§ **Your objective**: Find each line containing the string "that" and return it.
begin
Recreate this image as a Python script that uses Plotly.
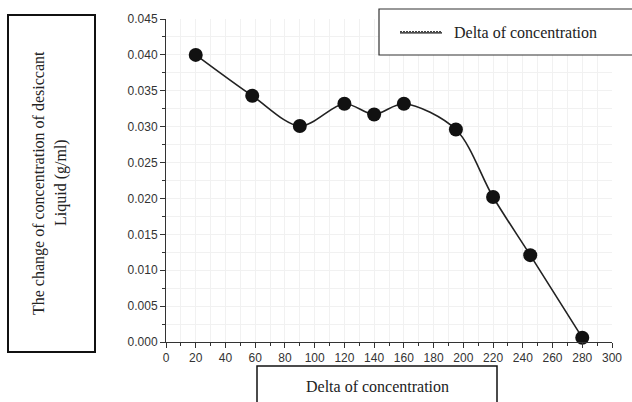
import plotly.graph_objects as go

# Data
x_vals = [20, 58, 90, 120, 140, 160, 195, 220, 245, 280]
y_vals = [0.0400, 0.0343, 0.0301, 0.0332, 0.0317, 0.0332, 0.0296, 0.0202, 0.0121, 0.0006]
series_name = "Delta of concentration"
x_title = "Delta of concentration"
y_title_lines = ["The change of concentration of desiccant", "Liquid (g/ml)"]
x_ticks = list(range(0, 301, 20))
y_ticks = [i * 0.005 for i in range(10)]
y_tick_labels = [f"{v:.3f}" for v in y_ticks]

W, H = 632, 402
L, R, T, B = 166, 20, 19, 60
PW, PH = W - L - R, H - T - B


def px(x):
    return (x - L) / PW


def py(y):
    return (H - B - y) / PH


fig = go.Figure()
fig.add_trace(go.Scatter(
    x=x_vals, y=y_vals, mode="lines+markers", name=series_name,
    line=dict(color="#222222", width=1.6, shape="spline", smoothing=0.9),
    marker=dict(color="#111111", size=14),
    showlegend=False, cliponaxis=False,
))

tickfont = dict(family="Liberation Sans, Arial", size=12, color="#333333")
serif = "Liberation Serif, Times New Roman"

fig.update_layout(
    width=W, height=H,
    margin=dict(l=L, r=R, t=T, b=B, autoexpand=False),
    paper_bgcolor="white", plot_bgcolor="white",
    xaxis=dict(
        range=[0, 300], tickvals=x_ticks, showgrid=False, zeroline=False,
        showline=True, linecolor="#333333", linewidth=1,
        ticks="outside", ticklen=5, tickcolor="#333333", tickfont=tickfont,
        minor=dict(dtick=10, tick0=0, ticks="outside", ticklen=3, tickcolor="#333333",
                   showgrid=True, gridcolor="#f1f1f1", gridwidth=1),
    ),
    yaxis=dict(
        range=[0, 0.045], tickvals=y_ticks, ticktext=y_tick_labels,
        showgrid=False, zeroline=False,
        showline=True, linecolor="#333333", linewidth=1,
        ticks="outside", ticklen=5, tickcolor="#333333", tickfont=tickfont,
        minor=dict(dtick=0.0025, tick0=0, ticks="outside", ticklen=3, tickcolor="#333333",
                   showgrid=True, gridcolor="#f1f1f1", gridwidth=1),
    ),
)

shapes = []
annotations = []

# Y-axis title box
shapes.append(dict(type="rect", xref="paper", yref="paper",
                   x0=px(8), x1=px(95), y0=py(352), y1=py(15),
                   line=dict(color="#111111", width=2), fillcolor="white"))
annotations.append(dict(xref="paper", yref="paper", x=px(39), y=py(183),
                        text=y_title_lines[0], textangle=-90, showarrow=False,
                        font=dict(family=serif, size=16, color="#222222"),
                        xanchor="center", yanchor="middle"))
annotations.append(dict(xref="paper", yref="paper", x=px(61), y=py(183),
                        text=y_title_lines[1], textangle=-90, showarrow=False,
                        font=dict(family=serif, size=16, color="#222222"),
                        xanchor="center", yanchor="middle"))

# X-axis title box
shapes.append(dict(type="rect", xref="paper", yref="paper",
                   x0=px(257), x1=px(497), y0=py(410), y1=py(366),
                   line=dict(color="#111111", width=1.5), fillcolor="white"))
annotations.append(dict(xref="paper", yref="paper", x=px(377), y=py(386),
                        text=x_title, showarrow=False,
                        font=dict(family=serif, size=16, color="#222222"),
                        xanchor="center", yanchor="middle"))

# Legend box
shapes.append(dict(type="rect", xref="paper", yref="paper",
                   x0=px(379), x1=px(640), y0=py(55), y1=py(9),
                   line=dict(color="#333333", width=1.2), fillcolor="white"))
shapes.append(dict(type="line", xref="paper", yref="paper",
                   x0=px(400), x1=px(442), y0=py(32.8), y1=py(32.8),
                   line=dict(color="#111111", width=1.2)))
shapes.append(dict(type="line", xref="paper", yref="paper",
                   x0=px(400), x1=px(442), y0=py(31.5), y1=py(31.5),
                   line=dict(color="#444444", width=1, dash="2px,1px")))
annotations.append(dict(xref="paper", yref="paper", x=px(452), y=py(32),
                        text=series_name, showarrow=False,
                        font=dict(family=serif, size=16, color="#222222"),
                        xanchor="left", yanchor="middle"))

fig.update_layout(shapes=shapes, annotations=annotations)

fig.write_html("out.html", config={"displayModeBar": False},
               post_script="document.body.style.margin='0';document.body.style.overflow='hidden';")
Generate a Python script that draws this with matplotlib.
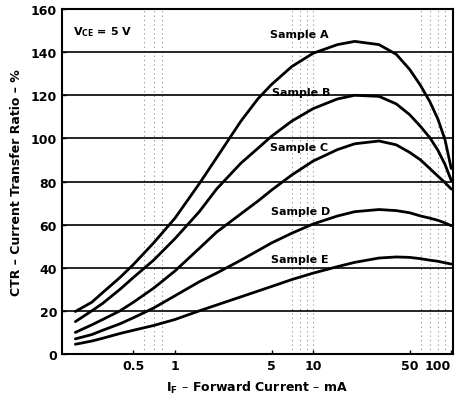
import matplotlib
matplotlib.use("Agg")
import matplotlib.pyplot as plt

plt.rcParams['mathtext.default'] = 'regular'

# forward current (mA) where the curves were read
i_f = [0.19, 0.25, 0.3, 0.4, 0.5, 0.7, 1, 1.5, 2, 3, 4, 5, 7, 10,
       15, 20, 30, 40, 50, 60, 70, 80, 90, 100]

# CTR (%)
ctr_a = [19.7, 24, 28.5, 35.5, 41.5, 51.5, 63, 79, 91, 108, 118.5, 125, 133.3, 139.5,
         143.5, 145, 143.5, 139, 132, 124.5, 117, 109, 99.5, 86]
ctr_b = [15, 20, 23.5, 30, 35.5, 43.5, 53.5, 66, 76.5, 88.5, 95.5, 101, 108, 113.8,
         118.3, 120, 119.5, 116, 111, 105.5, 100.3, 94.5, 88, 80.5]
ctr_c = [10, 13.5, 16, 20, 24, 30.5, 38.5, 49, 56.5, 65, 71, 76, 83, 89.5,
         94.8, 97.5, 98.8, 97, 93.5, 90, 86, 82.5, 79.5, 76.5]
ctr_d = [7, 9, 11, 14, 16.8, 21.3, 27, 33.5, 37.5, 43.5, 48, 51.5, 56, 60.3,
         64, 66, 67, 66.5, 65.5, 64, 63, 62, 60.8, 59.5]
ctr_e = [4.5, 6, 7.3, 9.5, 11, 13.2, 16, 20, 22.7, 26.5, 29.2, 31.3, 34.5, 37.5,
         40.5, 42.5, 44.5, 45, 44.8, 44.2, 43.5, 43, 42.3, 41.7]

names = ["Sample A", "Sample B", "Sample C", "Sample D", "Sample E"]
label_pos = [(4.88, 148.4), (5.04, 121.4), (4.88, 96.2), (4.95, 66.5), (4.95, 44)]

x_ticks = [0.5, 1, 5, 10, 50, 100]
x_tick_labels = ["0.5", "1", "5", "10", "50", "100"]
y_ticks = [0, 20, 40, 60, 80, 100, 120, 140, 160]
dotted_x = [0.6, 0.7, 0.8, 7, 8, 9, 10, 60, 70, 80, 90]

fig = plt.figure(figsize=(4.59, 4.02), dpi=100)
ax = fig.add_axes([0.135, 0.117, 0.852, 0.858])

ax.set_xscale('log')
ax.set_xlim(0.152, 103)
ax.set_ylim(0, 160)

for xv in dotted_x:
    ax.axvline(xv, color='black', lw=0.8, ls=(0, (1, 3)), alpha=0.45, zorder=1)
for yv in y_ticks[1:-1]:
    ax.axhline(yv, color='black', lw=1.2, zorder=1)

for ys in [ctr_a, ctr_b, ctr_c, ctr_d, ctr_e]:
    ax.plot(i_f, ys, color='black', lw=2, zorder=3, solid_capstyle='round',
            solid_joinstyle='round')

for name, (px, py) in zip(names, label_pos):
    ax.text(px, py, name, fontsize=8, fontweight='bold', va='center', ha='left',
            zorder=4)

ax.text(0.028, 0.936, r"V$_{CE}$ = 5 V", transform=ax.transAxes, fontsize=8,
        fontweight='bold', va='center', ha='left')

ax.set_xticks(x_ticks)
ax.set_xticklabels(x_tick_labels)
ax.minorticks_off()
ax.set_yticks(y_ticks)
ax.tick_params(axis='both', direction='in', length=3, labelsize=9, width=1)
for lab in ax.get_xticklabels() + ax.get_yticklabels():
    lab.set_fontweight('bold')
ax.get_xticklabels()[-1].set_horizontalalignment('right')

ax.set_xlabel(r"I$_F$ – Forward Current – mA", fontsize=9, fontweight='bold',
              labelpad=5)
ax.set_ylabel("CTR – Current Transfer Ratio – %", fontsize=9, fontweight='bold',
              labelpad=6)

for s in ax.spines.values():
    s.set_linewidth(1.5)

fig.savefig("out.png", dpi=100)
end
§ **Final result**:
Recreate this image as a Python script that uses Plotly.
Generate a Python script that draws this with matplotlib.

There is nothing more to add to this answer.